If it's inoperative then it shouldn't be in the language of the grant. Full stop.

The language itself also overly broad. The stipulation from the grant didn't just cover activities funded by the grant itself. In the very language quoted on the PSF blog, they needed to affirm that as an organization they "do not, and will not during the term of this financial assistance award, operate any programs that advance or promote DEI." Read that again. The language expressly states that they cannot operate ANY programs that advance or promote DEI during the term of the award. So if a PSF member volunteers with PyLadies, would that count as "advanc[ing] or promot[ing] DEI?"

In the real world, no one would _ever_ sign a contract with this sort of poison pill on it. If something like this was found buried in a contract I was evaluating with my lawyer, we'd immediately redline it as overly broad and overbearing.

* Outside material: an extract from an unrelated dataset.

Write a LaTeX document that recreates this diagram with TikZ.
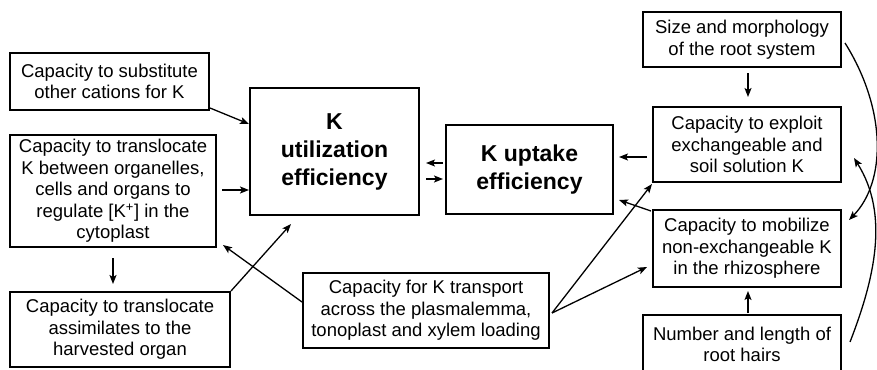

> If it's inoperative then it shouldn't be in the language of the grant.

It’s not inoperative. A contract requirement that is redundant with a legal requirement still has separate effect (that is explicit here since this clause is a basis for both cancelling an award that has already been made and clawing back funds that have already been disbursed, separate from any penalties for the violation of the law itself.)

> In the real world, no one would _ever_ sign a contract with this sort of poison pill on it.

If by “this kind” you just mean “incorporating existing legal obligations separately as contract obligations with contractual consequences”, every government contract has multiple such clauses and has for decades.

If by “this kind” you mean more narrowly incorporating the specific anti-DEI provisions and partisan propaganda about DEI inside the clause also incorporating existing legal requirements, I’m pretty sure you will find that most federal contracts that have had their language drafted in the last few months have something like that because of agency implementations of EO 14151. How many people are signinf them...well, I would say look at whoever is still getting federal money, but given the shutdown that’s harder to see...


> It has no weight; it is inoperative.

You are claiming that if the PSF took the grant and the NSF, or the president, decided the PSF was promoting DEI they would not be able to claw back funds?


OK, I accept that as a possible reason why it might be written there even if it has no weight. But it still seems very likely that it's easier to terminate a grant - and harder for the PSF to argue against that - than to actually prosecute DEI work and prove in court that it's illegal.


You say, paraphrasing, "It's harder to prove that a DEI program violates Federal anti-discrimination laws than it is to simply terminate a grant to an undesirable grantee."

Ok. Suppose that's true. The government can terminate grants that don't include that language equally as easily -- and, indeed, I just found that there are multiple current cases against the government for doing exactly that: health grants [1], solar grants [2], education grants [3].

Is your point is that the inclusion of this inoperative language makes it easier than it already is for the government to cancel grants and to defend against the subsequent lawsuits until the plaintiffs are pressured into compliance from lack of funding?